### [EXERCISE REQUIREMENTS]
Copy every line of the data that includes the string "React".

### [RAW DATA]
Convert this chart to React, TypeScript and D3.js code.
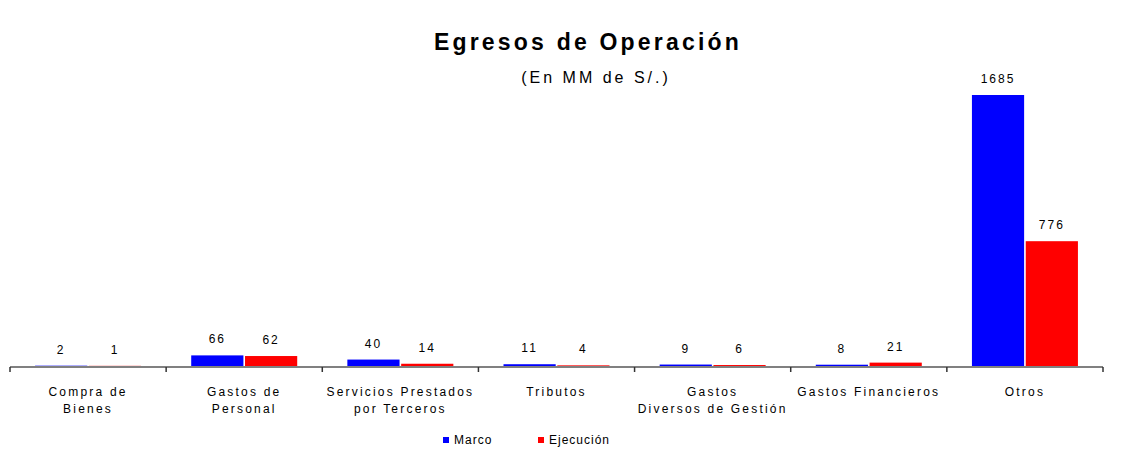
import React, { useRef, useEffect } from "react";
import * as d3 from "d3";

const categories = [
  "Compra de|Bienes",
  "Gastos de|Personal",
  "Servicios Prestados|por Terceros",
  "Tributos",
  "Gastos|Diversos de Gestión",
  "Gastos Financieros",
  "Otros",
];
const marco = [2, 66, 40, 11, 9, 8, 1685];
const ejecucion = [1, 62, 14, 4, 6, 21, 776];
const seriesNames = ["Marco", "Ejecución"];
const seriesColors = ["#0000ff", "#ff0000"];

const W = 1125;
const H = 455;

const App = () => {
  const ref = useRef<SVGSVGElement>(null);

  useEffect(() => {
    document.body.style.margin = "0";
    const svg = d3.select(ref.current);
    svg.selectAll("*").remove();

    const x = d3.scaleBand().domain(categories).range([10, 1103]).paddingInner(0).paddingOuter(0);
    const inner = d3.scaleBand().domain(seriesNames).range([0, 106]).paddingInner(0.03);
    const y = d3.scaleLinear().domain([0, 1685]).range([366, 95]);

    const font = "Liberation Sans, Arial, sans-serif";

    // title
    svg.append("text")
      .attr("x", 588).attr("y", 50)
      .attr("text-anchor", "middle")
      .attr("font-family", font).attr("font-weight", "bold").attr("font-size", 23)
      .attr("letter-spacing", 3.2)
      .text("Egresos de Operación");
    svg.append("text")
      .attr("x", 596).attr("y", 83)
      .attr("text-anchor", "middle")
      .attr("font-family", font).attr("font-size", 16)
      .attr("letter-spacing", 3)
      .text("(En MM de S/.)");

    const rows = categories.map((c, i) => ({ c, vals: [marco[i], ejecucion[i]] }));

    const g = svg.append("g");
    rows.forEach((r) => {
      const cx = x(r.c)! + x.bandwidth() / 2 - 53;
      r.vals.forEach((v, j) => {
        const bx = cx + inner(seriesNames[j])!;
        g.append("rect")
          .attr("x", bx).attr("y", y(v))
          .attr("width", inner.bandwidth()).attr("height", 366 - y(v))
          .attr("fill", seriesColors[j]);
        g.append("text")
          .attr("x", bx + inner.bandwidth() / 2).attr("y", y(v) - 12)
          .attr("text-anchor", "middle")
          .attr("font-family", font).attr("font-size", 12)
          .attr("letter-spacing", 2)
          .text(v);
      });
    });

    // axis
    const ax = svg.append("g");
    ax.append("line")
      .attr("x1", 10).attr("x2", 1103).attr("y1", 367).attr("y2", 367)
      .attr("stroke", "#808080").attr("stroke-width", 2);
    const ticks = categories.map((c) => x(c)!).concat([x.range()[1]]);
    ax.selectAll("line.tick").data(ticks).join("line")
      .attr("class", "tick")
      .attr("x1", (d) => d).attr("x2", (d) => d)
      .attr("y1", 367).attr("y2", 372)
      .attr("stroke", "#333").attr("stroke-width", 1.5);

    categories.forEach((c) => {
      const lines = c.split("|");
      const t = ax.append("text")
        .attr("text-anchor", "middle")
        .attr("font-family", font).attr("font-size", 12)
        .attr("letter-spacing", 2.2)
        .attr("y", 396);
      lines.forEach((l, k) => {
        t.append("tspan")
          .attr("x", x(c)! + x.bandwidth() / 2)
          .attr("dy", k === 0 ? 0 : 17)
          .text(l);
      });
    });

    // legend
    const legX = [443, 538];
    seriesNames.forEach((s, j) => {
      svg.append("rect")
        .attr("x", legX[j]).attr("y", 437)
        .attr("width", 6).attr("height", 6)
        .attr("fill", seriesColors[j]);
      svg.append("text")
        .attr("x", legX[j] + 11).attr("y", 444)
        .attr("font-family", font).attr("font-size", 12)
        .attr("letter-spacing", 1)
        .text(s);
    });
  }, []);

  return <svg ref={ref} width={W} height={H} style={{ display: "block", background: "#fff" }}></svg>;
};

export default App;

### [ANSWER FOR THIS EXERCISE]
Convert this chart to React, TypeScript and D3.js code.
import React, { useRef, useEffect } from "react";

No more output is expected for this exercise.